Reproduce the material that follows, please, but only from its first line to the line containing "(0,0) rectangle (658,677);", inclusive.

• **Records for processing**:
++++++++

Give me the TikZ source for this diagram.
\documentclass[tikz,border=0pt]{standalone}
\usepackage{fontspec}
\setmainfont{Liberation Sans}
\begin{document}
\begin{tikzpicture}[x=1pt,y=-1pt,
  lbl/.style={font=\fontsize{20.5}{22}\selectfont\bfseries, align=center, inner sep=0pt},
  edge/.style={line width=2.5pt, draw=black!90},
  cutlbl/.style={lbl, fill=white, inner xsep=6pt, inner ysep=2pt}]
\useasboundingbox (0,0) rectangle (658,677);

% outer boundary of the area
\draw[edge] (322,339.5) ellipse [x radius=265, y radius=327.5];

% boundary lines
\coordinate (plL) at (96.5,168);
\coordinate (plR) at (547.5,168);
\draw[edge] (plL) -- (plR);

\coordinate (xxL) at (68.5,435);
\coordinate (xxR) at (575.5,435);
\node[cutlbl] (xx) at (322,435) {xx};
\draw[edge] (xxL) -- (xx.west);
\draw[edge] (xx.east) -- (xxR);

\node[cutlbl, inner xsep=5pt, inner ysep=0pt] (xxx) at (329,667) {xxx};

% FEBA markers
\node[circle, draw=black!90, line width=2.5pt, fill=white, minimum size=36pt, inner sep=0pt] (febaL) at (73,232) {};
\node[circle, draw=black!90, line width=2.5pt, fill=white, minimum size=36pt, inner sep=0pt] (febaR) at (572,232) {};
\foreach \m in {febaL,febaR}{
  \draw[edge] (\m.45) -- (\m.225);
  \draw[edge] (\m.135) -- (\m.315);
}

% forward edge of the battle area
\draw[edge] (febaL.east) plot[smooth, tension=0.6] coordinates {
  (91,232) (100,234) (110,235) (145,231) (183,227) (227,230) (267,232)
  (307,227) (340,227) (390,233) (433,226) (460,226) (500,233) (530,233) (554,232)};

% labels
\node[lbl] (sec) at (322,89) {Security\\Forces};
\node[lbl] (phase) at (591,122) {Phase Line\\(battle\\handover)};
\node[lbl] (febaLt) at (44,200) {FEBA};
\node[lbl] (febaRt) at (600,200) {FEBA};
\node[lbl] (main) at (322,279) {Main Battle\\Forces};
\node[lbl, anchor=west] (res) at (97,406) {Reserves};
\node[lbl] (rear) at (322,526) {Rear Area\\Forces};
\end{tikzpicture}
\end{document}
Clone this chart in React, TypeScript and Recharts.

++++++++

• **Result**:
Give me the TikZ source for this diagram.
\documentclass[tikz,border=0pt]{standalone}
\usepackage{fontspec}
\setmainfont{Liberation Sans}
\begin{document}
\begin{tikzpicture}[x=1pt,y=-1pt,
  lbl/.style={font=\fontsize{20.5}{22}\selectfont\bfseries, align=center, inner sep=0pt},
  edge/.style={line width=2.5pt, draw=black!90},
  cutlbl/.style={lbl, fill=white, inner xsep=6pt, inner ysep=2pt}]
\useasboundingbox (0,0) rectangle (658,677);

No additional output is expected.